Reproduce every line in the listing that contains the word "this".

━━━━

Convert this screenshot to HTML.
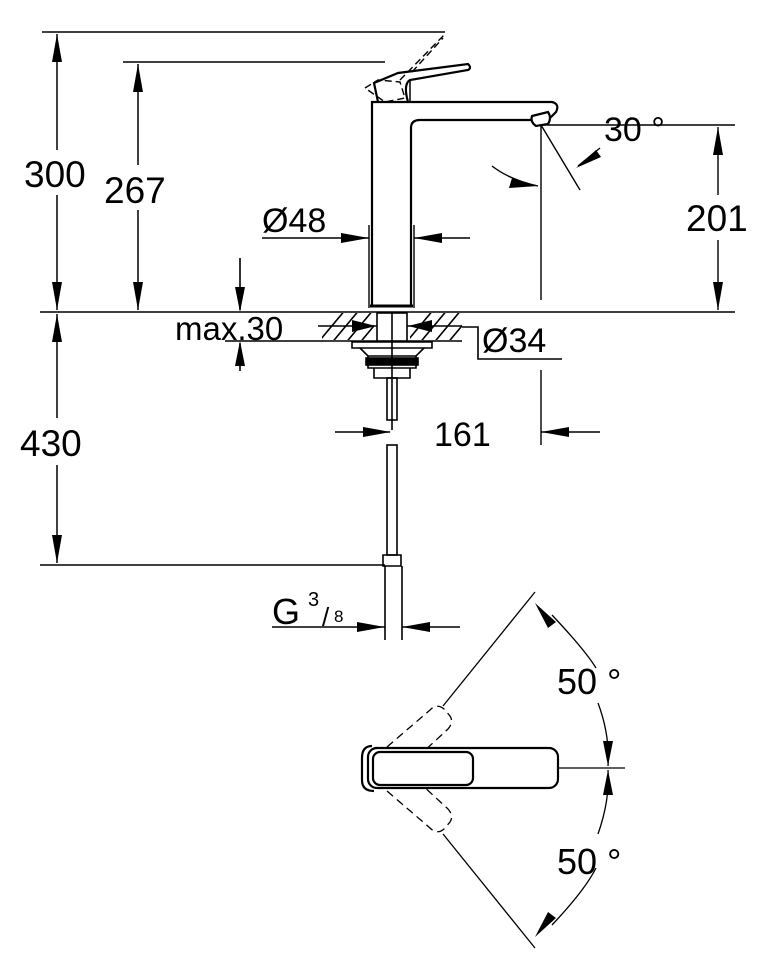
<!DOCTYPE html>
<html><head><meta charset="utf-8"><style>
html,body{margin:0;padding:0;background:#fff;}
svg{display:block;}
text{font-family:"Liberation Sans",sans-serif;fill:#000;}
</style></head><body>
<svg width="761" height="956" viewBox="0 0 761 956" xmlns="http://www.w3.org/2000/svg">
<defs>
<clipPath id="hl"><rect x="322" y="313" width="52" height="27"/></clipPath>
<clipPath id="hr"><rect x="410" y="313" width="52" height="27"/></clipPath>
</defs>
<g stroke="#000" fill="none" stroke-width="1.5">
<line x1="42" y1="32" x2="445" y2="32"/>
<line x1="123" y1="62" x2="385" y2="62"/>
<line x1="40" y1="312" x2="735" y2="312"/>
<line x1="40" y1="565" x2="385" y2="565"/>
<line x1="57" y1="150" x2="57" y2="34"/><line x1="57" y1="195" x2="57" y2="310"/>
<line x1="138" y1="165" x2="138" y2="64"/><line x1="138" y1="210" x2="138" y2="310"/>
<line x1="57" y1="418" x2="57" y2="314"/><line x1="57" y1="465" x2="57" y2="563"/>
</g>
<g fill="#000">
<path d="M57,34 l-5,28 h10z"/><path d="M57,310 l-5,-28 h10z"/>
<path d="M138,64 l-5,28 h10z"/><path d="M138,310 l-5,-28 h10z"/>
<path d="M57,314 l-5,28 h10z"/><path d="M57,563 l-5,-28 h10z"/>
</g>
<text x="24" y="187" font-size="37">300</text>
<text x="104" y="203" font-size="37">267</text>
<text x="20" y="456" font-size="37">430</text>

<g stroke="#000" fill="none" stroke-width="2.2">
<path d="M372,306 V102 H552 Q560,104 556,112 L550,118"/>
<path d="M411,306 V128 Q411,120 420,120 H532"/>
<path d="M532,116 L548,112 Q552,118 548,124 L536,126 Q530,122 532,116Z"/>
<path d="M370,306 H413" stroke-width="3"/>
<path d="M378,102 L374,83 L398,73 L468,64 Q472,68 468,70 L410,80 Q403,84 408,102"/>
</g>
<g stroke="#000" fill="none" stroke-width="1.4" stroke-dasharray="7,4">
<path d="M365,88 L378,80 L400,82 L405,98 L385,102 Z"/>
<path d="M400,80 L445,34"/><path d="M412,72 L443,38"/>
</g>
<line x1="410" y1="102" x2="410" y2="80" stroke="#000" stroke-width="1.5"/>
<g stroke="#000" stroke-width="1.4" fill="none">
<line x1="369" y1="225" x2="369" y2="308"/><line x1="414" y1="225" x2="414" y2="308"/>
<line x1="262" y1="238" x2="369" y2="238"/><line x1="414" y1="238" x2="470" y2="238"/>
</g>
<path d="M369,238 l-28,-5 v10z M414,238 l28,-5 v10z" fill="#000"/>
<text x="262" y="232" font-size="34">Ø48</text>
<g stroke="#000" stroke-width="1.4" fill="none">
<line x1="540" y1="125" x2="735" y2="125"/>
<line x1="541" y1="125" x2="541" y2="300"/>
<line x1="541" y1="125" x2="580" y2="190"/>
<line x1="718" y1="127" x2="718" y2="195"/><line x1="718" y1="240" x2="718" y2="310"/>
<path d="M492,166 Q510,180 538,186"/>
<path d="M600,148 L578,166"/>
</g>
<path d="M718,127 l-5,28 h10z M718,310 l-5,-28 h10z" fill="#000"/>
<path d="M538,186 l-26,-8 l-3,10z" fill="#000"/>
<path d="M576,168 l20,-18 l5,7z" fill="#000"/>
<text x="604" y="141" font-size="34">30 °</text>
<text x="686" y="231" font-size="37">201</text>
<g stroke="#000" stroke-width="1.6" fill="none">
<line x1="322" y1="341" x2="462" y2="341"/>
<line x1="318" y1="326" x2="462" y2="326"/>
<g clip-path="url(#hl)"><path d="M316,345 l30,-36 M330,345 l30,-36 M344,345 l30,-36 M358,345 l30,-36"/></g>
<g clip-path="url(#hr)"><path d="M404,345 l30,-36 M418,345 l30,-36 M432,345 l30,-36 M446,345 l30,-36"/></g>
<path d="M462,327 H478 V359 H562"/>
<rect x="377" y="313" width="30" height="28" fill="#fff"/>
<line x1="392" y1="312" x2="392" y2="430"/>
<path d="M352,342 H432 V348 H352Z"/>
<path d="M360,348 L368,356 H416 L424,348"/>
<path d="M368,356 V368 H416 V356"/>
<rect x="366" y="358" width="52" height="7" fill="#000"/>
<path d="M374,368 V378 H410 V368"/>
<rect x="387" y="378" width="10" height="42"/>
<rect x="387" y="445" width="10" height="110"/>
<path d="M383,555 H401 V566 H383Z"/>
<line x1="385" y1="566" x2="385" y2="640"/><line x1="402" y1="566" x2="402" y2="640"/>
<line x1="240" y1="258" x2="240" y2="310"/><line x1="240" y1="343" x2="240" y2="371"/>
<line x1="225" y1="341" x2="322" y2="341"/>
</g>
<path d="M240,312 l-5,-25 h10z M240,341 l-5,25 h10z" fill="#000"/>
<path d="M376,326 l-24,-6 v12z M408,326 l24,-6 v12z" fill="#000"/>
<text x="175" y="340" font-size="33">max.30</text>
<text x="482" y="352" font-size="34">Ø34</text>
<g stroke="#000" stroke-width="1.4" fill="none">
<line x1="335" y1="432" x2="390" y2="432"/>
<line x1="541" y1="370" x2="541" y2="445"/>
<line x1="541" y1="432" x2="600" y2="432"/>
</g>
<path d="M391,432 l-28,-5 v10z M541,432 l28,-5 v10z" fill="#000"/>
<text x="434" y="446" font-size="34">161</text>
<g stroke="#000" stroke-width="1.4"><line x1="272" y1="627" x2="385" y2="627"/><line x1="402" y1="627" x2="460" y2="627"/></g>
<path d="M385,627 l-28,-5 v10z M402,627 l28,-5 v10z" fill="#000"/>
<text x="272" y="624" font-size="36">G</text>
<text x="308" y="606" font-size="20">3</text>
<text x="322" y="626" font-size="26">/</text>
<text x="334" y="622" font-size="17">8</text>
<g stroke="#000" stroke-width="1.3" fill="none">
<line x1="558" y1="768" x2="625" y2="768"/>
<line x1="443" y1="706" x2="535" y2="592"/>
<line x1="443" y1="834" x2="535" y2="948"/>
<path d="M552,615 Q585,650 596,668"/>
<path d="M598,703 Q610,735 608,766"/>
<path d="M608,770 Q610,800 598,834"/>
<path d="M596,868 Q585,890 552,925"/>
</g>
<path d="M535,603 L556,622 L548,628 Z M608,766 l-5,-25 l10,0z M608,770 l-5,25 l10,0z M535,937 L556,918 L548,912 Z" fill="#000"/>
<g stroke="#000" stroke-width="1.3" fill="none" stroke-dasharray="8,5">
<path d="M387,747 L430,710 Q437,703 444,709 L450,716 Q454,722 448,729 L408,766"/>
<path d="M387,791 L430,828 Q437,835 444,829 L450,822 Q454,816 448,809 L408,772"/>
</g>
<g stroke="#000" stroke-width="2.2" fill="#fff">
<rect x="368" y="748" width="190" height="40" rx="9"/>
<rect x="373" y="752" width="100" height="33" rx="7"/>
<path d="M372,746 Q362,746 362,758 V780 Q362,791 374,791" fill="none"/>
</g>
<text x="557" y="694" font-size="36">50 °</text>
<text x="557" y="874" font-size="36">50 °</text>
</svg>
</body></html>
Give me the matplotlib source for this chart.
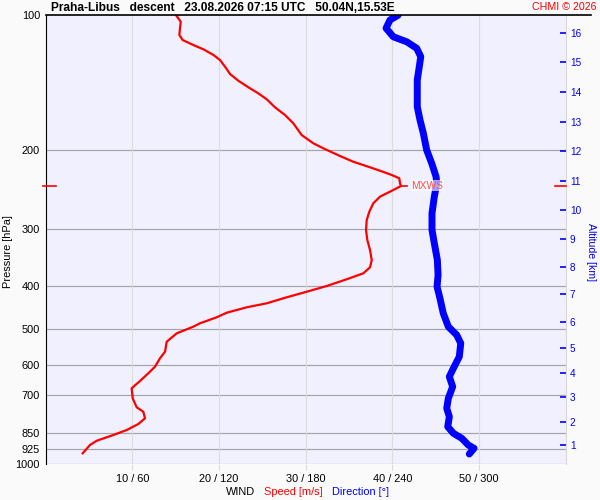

━━━━

▶ _The answer_:
Convert this screenshot to HTML.
Give me the matplotlib source for this chart.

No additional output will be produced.